Raw data ::
☆ ☆ ☆ ☆
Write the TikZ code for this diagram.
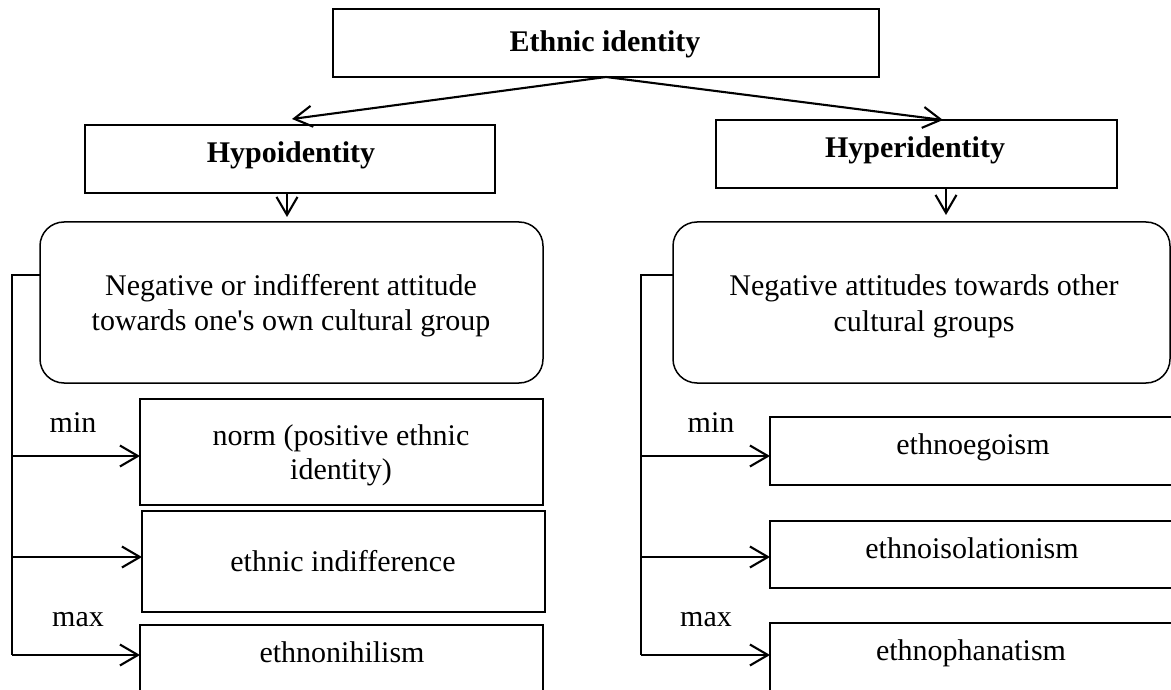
\documentclass[tikz,border=0pt]{standalone}
\usepackage{fontspec}
\setmainfont{Liberation Serif}
\usetikzlibrary{arrows.meta,calc}
\begin{document}
\begin{tikzpicture}[x=1pt,y=-1pt,
  box/.style={draw, line width=1.5pt, inner sep=0pt, outer sep=0pt},
  rbox/.style={box, rounded corners=24pt},
  txt/.style={inner sep=0pt, anchor=base, font=\fontsize{30}{35}\selectfont},
  btxt/.style={txt, font=\fontsize{30}{35}\selectfont\bfseries},
  conn/.style={line width=2.1pt, -{Straight Barb[length=18pt,width=21pt,line width=2.1pt]}},
  brk/.style={line width=2.1pt}]
\clip (0,0) rectangle (1171,690);
\useasboundingbox (0,0) rectangle (1171,690);
\fill[white] (0,0) rectangle (1171,690);

% boxes
\node[box, minimum width=546pt, minimum height=68pt] (E) at (606,43) {};
\node[box, minimum width=410pt, minimum height=68pt] (H) at (290,159) {};
\node[box, minimum width=401pt, minimum height=68pt] (R) at (916.5,154) {};
\node[rbox, minimum width=503pt, minimum height=161pt] (LR) at (291.5,302.5) {};
\node[rbox, minimum width=497pt, minimum height=161pt] (RR) at (921.5,302.5) {};
\node[box, minimum width=403pt, minimum height=106pt] (N1) at (341.5,452) {};
\node[box, minimum width=403pt, minimum height=101pt] (N2) at (343.5,561.5) {};
\node[box, minimum width=403pt, minimum height=95pt] (N3) at (341.5,672.5) {};
\node[box, minimum width=406pt, minimum height=68pt] (M1) at (973,451) {};
\node[box, minimum width=406pt, minimum height=67pt] (M2) at (973,554.5) {};
\node[box, minimum width=406pt, minimum height=97pt] (M3) at (973,671.5) {};

% texts
\node[btxt] (tE) at (605,52) {Ethnic identity};
\node[btxt] (tH) at (291,163) {Hypoidentity};
\node[btxt] (tR) at (915,158) {Hyperidentity};
\node[txt] (tL1) at (291,295) {Negative or indifferent attitude};
\node[txt] (tL2) at (291,330) {towards one\textquotesingle s own cultural group};
\node[txt] (tR1) at (924,295) {Negative attitudes towards other};
\node[txt] (tR2) at (924,331) {cultural groups};
\node[txt] (tN1a) at (341,445) {norm (positive ethnic};
\node[txt] (tN1b) at (341,479) {identity)};
\node[txt] (tN2) at (343,571) {ethnic indifference};
\node[txt] (tN3) at (342,662) {ethnonihilism};
\node[txt] (tM1) at (973,454) {ethnoegoism};
\node[txt] (tM2) at (972,558) {ethnoisolationism};
\node[txt] (tM3) at (971,660) {ethnophanatism};
\node[txt] (minL) at (73,432) {min};
\node[txt] (maxL) at (78,626) {max};
\node[txt] (minR) at (711,432) {min};
\node[txt] (maxR) at (706,626) {max};

% top connectors
\draw[conn] (E.south) -- ($(H.north)+(2,-6)$);
\draw[conn] (E.south) -- ($(R.north)+(26.5,0)$);
\draw[conn] ($(H.south)+(-3,0)$) -- ($(LR.north)+(-4.5,-5)$);
\draw[conn] ($(R.south)+(29.5,0)$) -- ($(RR.north)+(24.5,-7)$);

% left bracket
\coordinate (lb) at (12,275);
\coordinate (la1) at (12,456);
\coordinate (la2) at (12,557);
\coordinate (la3) at (12,655);
\draw[line width=2.8pt] (LR.west |- lb) -- (lb) -- (la2);
\draw[brk] (la2) -- (la3);
\draw[conn] (la1) -- (N1.west |- la1);
\draw[conn] (la2) -- (N2.west |- la2);
\draw[conn] (la3) -- (N3.west |- la3);

% right bracket
\coordinate (rb) at (641,275);
\coordinate (ra1) at (641,456);
\coordinate (ra2) at (641,557);
\coordinate (ra3) at (641,655);
\draw[brk] (RR.west |- rb) -- (rb) -- (ra3);
\draw[conn] (ra1) -- (M1.west |- ra1);
\draw[conn] (ra2) -- (M2.west |- ra2);
\draw[conn] (ra3) -- (M3.west |- ra3);
\end{tikzpicture}
\end{document}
☆ ☆ ☆ ☆
Exercise ::
Please write out all the data again word for word, but not the pictures.

Task response ::
Write the TikZ code for this diagram.
\documentclass[tikz,border=0pt]{standalone}
\usepackage{fontspec}
\setmainfont{Liberation Serif}
\usetikzlibrary{arrows.meta,calc}
\begin{document}
\begin{tikzpicture}[x=1pt,y=-1pt,
  box/.style={draw, line width=1.5pt, inner sep=0pt, outer sep=0pt},
  rbox/.style={box, rounded corners=24pt},
  txt/.style={inner sep=0pt, anchor=base, font=\fontsize{30}{35}\selectfont},
  btxt/.style={txt, font=\fontsize{30}{35}\selectfont\bfseries},
  conn/.style={line width=2.1pt, -{Straight Barb[length=18pt,width=21pt,line width=2.1pt]}},
  brk/.style={line width=2.1pt}]
\clip (0,0) rectangle (1171,690);
\useasboundingbox (0,0) rectangle (1171,690);
\fill[white] (0,0) rectangle (1171,690);

% boxes
\node[box, minimum width=546pt, minimum height=68pt] (E) at (606,43) {};
\node[box, minimum width=410pt, minimum height=68pt] (H) at (290,159) {};
\node[box, minimum width=401pt, minimum height=68pt] (R) at (916.5,154) {};
\node[rbox, minimum width=503pt, minimum height=161pt] (LR) at (291.5,302.5) {};
\node[rbox, minimum width=497pt, minimum height=161pt] (RR) at (921.5,302.5) {};
\node[box, minimum width=403pt, minimum height=106pt] (N1) at (341.5,452) {};
\node[box, minimum width=403pt, minimum height=101pt] (N2) at (343.5,561.5) {};
\node[box, minimum width=403pt, minimum height=95pt] (N3) at (341.5,672.5) {};
\node[box, minimum width=406pt, minimum height=68pt] (M1) at (973,451) {};
\node[box, minimum width=406pt, minimum height=67pt] (M2) at (973,554.5) {};
\node[box, minimum width=406pt, minimum height=97pt] (M3) at (973,671.5) {};

% texts
\node[btxt] (tE) at (605,52) {Ethnic identity};
\node[btxt] (tH) at (291,163) {Hypoidentity};
\node[btxt] (tR) at (915,158) {Hyperidentity};
\node[txt] (tL1) at (291,295) {Negative or indifferent attitude};
\node[txt] (tL2) at (291,330) {towards one\textquotesingle s own cultural group};
\node[txt] (tR1) at (924,295) {Negative attitudes towards other};
\node[txt] (tR2) at (924,331) {cultural groups};
\node[txt] (tN1a) at (341,445) {norm (positive ethnic};
\node[txt] (tN1b) at (341,479) {identity)};
\node[txt] (tN2) at (343,571) {ethnic indifference};
\node[txt] (tN3) at (342,662) {ethnonihilism};
\node[txt] (tM1) at (973,454) {ethnoegoism};
\node[txt] (tM2) at (972,558) {ethnoisolationism};
\node[txt] (tM3) at (971,660) {ethnophanatism};
\node[txt] (minL) at (73,432) {min};
\node[txt] (maxL) at (78,626) {max};
\node[txt] (minR) at (711,432) {min};
\node[txt] (maxR) at (706,626) {max};

% top connectors
\draw[conn] (E.south) -- ($(H.north)+(2,-6)$);
\draw[conn] (E.south) -- ($(R.north)+(26.5,0)$);
\draw[conn] ($(H.south)+(-3,0)$) -- ($(LR.north)+(-4.5,-5)$);
\draw[conn] ($(R.south)+(29.5,0)$) -- ($(RR.north)+(24.5,-7)$);

% left bracket
\coordinate (lb) at (12,275);
\coordinate (la1) at (12,456);
\coordinate (la2) at (12,557);
\coordinate (la3) at (12,655);
\draw[line width=2.8pt] (LR.west |- lb) -- (lb) -- (la2);
\draw[brk] (la2) -- (la3);
\draw[conn] (la1) -- (N1.west |- la1);
\draw[conn] (la2) -- (N2.west |- la2);
\draw[conn] (la3) -- (N3.west |- la3);

% right bracket
\coordinate (rb) at (641,275);
\coordinate (ra1) at (641,456);
\coordinate (ra2) at (641,557);
\coordinate (ra3) at (641,655);
\draw[brk] (RR.west |- rb) -- (rb) -- (ra3);
\draw[conn] (ra1) -- (M1.west |- ra1);
\draw[conn] (ra2) -- (M2.west |- ra2);
\draw[conn] (ra3) -- (M3.west |- ra3);
\end{tikzpicture}
\end{document}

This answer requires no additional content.